DIRECTIONS:
Pick out all lines in the listing holding the string "this" and copy them.
============================================================
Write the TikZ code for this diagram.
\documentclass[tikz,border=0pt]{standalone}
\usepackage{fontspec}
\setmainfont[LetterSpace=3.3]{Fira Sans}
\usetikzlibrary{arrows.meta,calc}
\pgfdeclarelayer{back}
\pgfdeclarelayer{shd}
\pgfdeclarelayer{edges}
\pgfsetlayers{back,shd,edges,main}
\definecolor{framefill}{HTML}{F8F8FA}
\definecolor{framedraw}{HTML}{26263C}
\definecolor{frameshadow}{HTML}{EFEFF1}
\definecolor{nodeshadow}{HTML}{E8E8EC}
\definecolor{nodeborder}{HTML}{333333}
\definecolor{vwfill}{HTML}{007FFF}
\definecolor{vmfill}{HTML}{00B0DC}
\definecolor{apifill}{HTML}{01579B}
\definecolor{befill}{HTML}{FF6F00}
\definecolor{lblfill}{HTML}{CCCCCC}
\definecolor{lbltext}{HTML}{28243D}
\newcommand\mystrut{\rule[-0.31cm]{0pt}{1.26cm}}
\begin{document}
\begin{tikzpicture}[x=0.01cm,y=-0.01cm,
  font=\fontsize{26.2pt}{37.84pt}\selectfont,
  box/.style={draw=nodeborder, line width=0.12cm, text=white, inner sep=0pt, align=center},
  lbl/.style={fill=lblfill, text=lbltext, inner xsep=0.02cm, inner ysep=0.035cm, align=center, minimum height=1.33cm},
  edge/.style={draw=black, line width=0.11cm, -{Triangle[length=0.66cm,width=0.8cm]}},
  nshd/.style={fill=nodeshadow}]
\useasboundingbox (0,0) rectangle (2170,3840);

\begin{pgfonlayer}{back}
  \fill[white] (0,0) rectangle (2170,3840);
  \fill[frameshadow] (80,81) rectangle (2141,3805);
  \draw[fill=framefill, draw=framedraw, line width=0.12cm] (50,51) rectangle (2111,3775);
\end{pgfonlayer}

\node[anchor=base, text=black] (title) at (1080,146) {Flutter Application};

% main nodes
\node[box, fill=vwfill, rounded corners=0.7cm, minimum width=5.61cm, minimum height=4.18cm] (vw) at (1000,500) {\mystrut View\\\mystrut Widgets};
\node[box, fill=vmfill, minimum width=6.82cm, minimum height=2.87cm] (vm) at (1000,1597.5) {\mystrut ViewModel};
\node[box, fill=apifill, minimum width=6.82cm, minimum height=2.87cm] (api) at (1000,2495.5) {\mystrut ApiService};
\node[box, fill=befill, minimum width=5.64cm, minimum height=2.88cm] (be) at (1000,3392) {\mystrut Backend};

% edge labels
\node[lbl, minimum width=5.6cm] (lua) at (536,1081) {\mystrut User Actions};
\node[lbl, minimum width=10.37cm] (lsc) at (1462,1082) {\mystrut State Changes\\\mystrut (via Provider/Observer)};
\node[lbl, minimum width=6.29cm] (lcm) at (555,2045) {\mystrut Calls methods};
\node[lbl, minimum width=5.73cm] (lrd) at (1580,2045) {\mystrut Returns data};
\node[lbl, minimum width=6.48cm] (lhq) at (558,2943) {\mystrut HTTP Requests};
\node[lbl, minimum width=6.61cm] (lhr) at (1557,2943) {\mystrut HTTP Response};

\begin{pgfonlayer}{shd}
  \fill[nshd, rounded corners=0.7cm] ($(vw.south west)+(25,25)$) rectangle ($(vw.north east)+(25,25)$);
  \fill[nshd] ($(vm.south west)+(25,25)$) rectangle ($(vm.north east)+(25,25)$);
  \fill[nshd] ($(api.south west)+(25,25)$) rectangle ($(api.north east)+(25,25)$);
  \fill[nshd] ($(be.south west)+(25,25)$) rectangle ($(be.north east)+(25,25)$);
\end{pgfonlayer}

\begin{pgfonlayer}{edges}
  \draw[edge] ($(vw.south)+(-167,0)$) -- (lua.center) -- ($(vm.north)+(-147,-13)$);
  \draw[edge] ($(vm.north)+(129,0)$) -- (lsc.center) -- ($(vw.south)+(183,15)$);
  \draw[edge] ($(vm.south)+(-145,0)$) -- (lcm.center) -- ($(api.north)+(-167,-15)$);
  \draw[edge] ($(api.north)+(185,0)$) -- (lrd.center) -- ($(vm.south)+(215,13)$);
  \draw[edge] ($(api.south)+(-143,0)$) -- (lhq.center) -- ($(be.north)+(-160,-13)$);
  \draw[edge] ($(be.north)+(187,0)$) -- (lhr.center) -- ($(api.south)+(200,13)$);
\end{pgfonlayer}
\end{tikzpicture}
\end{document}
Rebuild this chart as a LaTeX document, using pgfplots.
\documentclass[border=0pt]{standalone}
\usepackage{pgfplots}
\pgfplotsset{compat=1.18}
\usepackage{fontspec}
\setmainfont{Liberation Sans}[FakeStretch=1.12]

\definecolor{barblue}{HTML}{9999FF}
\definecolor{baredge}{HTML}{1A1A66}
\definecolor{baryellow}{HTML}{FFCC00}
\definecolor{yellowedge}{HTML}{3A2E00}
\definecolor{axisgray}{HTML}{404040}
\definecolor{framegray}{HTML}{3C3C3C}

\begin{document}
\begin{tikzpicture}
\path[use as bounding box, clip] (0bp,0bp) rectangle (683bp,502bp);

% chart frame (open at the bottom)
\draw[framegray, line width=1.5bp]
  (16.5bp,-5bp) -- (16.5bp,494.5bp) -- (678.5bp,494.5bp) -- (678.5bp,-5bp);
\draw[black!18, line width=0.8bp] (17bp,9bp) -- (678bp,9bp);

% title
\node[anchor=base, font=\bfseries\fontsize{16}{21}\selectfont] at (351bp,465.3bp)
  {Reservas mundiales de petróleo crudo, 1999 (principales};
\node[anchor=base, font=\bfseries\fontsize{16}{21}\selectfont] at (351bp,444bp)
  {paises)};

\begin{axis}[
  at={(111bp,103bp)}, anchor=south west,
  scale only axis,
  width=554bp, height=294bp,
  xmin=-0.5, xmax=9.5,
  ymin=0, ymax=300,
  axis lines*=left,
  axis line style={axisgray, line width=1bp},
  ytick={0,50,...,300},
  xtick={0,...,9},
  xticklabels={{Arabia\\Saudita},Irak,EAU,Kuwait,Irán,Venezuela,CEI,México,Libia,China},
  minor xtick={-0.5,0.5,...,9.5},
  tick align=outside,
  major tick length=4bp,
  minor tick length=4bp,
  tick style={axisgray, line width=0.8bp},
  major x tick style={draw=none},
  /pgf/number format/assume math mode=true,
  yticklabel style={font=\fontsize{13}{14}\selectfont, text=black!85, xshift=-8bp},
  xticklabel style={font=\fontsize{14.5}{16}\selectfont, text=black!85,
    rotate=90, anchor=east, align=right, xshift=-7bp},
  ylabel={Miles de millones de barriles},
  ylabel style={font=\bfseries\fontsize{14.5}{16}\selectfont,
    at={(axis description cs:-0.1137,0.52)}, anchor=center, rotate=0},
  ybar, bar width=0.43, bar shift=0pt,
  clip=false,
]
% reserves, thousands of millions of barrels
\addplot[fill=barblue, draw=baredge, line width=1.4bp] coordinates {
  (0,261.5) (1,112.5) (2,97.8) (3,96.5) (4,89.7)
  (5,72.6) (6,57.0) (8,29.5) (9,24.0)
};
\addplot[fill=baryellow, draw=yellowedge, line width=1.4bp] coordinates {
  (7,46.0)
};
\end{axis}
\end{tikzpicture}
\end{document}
============================================================
TASK OUTPUT:
Write the TikZ code for this diagram.
Rebuild this chart as a LaTeX document, using pgfplots.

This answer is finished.